Design/methodology/approach – This study used (Hansen’s 1999) threshold framework to investigate
the relationship between firm performance and sustainability reporting using a sample of 210 Bombay Stock
Exchange-listed firms spanning over 10 years from March 2010 to March 2019. This framework helps to test
the threshold effect’s presence, estimate the threshold value and check the authenticity of the estimated
threshold value.
Findings – Sustainability reporting has a differential threshold impact on the different indicators of firm
performance. On the one hand, the authors’ results illustrate that the firms’ operating performance is
positively impacted if and only if the sustainability reporting crosses a certain threshold.

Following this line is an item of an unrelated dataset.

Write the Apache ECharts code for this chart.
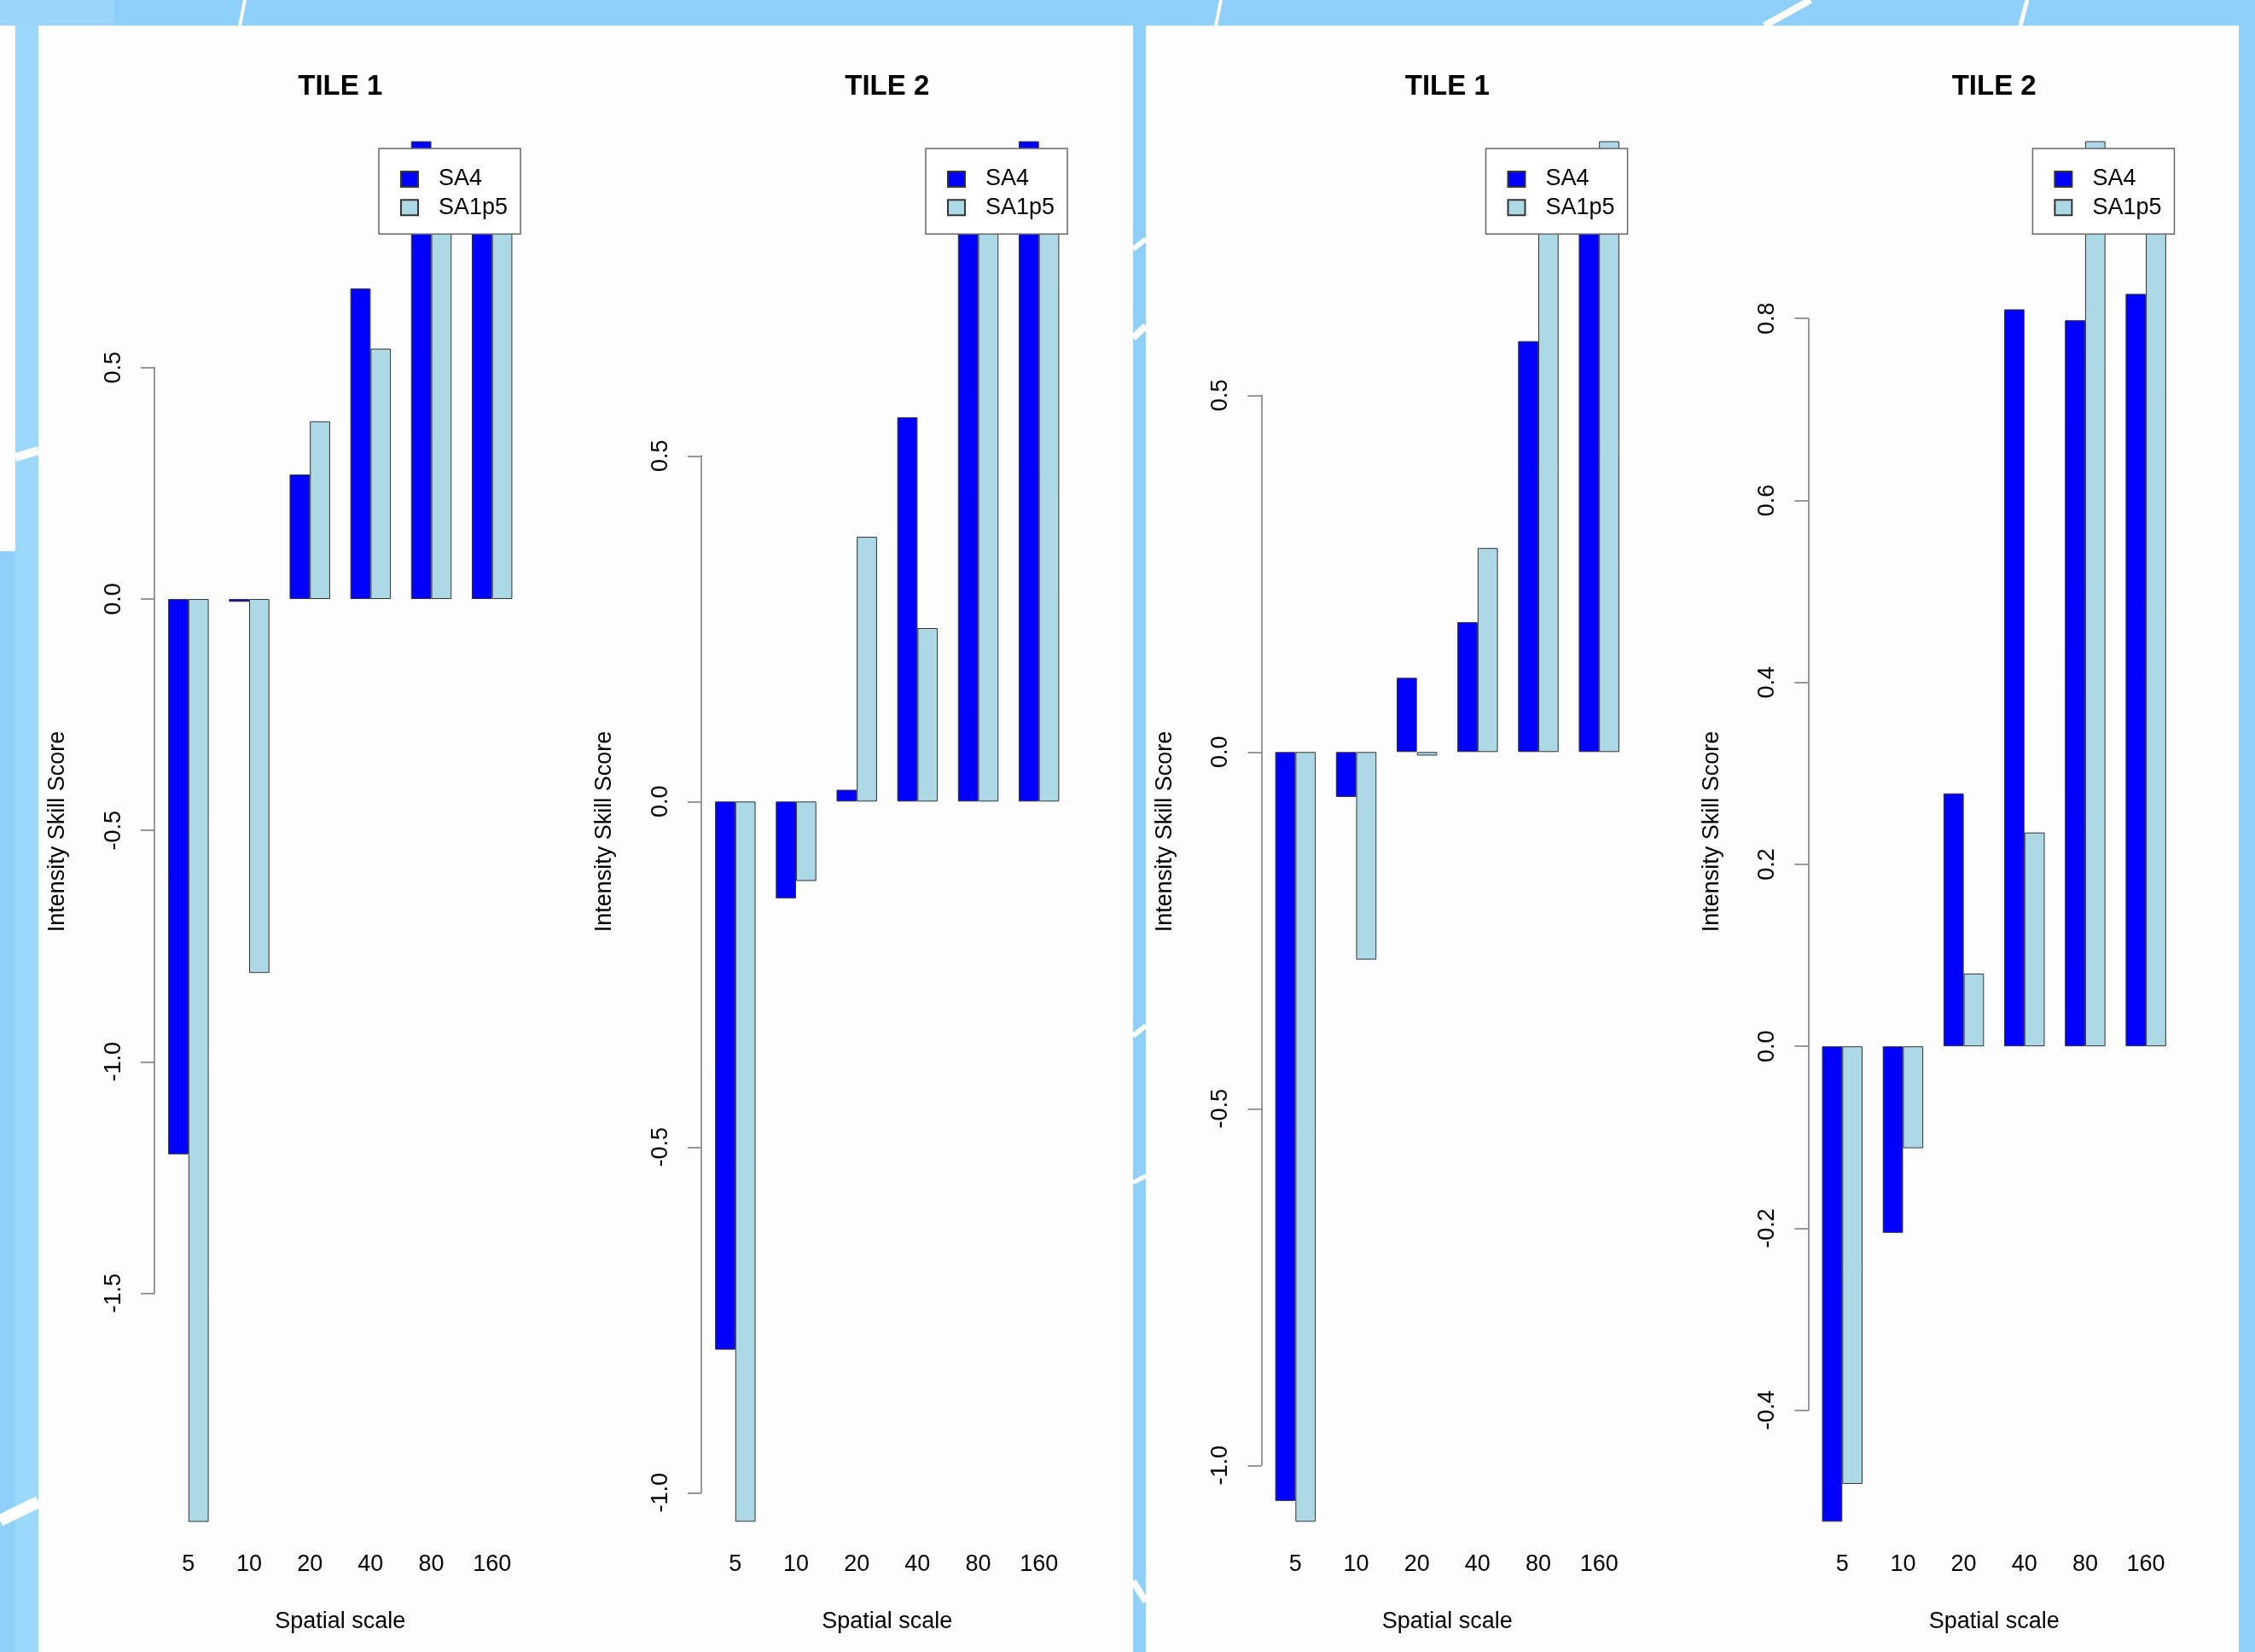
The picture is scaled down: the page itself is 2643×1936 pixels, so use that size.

On the other hand,
sustainability reporting positively impacts firms’ market performance only up to a cut-off point.
Practical implications – Managers should strive to balance sustainability reporting to reap its desired
benefits on firm performance.
Originality/value – This study explores the possible non-linearity in the association between firm
performance and sustainability reporting and explains the relationship’s inconclusive results. Further, this
study explores the field in the novel emerging economy with unique institutional settings that mandate
spending on sustainability activities.